Avec un salaire brut de Rs 129 135, la fiche de paie d’un député mauricien jette une lumière sur les privilèges de la classe politique. Outre les compensations annuelles successives, on y retrouve des allocations généreuses : une somme de Rs 24 000 pour les ‘facilities’, Rs 11 000 pour ‘l’entertainment’ et Rs 6 805 pour ‘duty allowance’. À cela s’ajoutent l’allocation mensuelle de base (Rs 74 350) et d’autres avantages comme l’allocation chauffeur. Une fois les déductions effectuées — cotisations sociales, pension, Pay As You Earn (PAYE) — le député empoche un salaire net de Rs 103 134.
« Il faut être raisonnable »
« Si on réduit le salaire des ministres et députés, qu’est-ce que ça va rapporter au pays ? Même pas Rs 50 millions. Il faut être raisonnable », martèle l’observateur Yvan Martial. Pour lui, le débat doit se déplacer : plutôt que de s’attaquer aux salaires, mieux vaut revoir les excès matériels. « Une voiture à Rs 2 millions, c’est déjà bien. On n’a pas besoin de 4000 cc pour faire 100 kilomètres ».
L’intervenant ironise : « Ce sont des socialistes, pas des bourgeois ». Si la rigueur budgétaire est aujourd’hui brandie comme mot d’ordre, certains anciens aux commandes reconnaissent qu’une forme de confort institutionnalisé persiste au sommet de l’État.
Sélection des missions
Une ex-PPS du gouvernement sortant l’admet sans détour : les parlementaires ne touchent pas à proprement parler de salaires, mais d’allocations (‘allowances’) cumulées, souvent généreuses. À cela, fait-on comprendre, s’ajoutent des voitures de fonction, du carburant pris en charge, voire des prêts avantageux pour acquérir des véhicules hors taxe. Pour les PPS, deux policiers accompagnent le statut. L’ex-PPS est d’avis qu’il « faut apprendre à être sélectif en ce qui est des missions à l’étranger ». Certaines invitations, dit-elle, relèvent plus du ‘networking personnel’ que de l’intérêt national.
Quotidien moins fastueux
Un ex-ministre du gouvernement sortant, lui, évoque un quotidien moins fastueux : bureaux non rénovés, rideaux usés, et conférences organisées dans des hôtels « par habitude » alors que des solutions moins coûteuses existent. Il prône davantage de sobriété dans les dépenses ministérielles. Mais sur les salaires, il reste ferme : pas question de réduction. « On donne beaucoup aux œuvres sociales », dit-il. Et si certains veulent renoncer à une partie de leurs revenus, « qu’ils le fassent, surtout s’ils ont un business à côté ».
Commencer par le haut
« Avant de parler d’efforts, il faut regarder les privilèges : pension à vie, avantages pour anciens Présidents et vice-Présidents… C’est aux députés de donner l’exemple », insiste l’observateur. Il interroge : « Qui devient député aujourd’hui ? Avocats, hommes d’affaires, enseignants… des professionnels déjà établis. » Selon lui, la pension parlementaire doit être revue, versée uniquement à partir de 65 ans, comme pour tout autre citoyen. « Une mesure de justice sociale qui, au-delà des économies, marquerait une rupture avec le sentiment d’impunité qui entoure trop souvent les élus de la République », souligne-t-il.
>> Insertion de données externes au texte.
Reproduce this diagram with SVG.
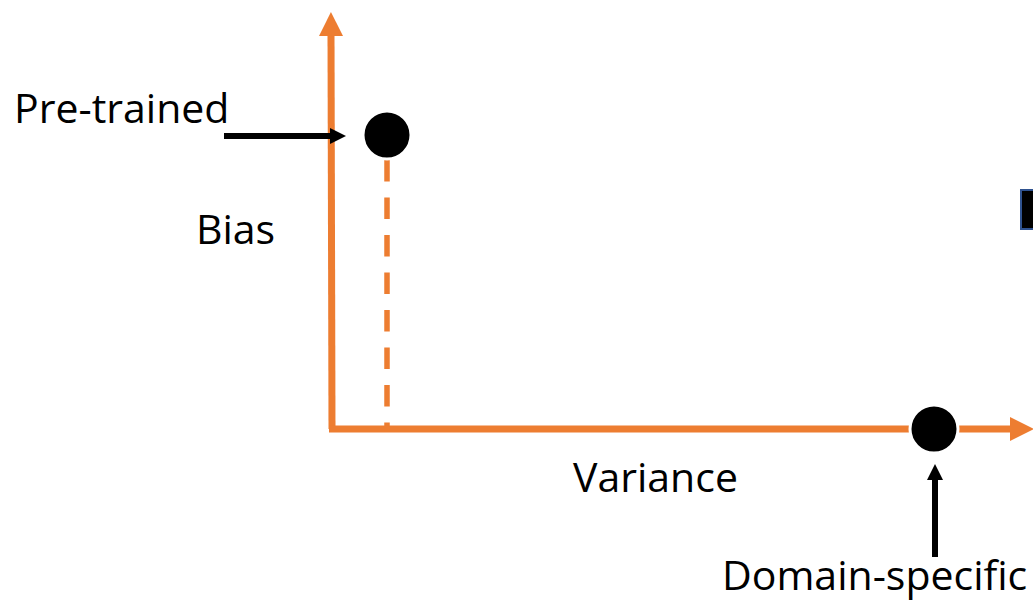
<svg xmlns="http://www.w3.org/2000/svg" width="1033" height="600" viewBox="0 0 1033 600">
  <style>
    .axis { stroke: #ED7D31; stroke-width: 7; fill: none; }
    .dash { stroke: #ED7D31; stroke-width: 5.5; stroke-dasharray: 21.5 16; fill: none; }
    .pointer { stroke: #000; stroke-width: 6; fill: none; }
    .dot { fill: #000; stroke: #fff; stroke-width: 3; }
    .label { font-family: "Open Sans", "Liberation Sans", sans-serif; font-size: 41px; fill: #000; }
  </style>
  <defs>
    <marker id="orangeHead" markerUnits="userSpaceOnUse" markerWidth="26" markerHeight="26" viewBox="0 0 26 26" refX="2" refY="13" orient="auto">
      <path d="M0,1 L24,13 L0,25 Z" fill="#ED7D31"/>
    </marker>
    <marker id="blackHead" markerUnits="userSpaceOnUse" markerWidth="18" markerHeight="18" viewBox="0 0 18 18" refX="1" refY="9" orient="auto">
      <path d="M0,1 L16,9 L0,17 Z" fill="#000"/>
    </marker>
  </defs>

  <!-- connectors: axes, drop line, pointers -->
  <g id="connectors">
    <path class="axis" d="M332,429 L331,34" marker-end="url(#orangeHead)"/>
    <path class="axis" d="M329,429 L1012,429" marker-end="url(#orangeHead)"/>
    <path class="dash" d="M387,160 L387,432"/>
    <path class="pointer" d="M224,136 L331,136" marker-end="url(#blackHead)"/>
    <path class="pointer" d="M935,557 L935,479" marker-end="url(#blackHead)"/>
  </g>

  <g id="pretrained-point">
    <circle class="dot" cx="387" cy="135" r="24"/>
  </g>
  <g id="domain-point">
    <circle class="dot" cx="934" cy="429" r="24"/>
  </g>

  <g id="edge-box">
    <rect x="1021" y="190" width="20" height="39" fill="#000" stroke="#2F528F" stroke-width="2"/>
  </g>

  <g id="labels">
    <text class="label" x="14" y="123">Pre-trained</text>
    <text class="label" x="196" y="244">Bias</text>
    <text class="label" x="573" y="492">Variance</text>
    <text class="label" x="722" y="590">Domain-specific</text>
  </g>
</svg>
Raviraj Beechok disposé à « sacrifier » son salaire
Le député de la circonscription no. 9 (Flacq/Bon-Accueil), Raviraj Beechok, intervenait dans le courant de la semaine à l’Assemblée nationale lors des débats budgétaires. Lors de son discours, ce dernier a fait ressortir qu’il entend les critiques de la population et que « cela n’engage que moi mais s’il faut sacrifier mon salaire pour souffrir avec ce peuple, je le ferai de gaieté de coeur ».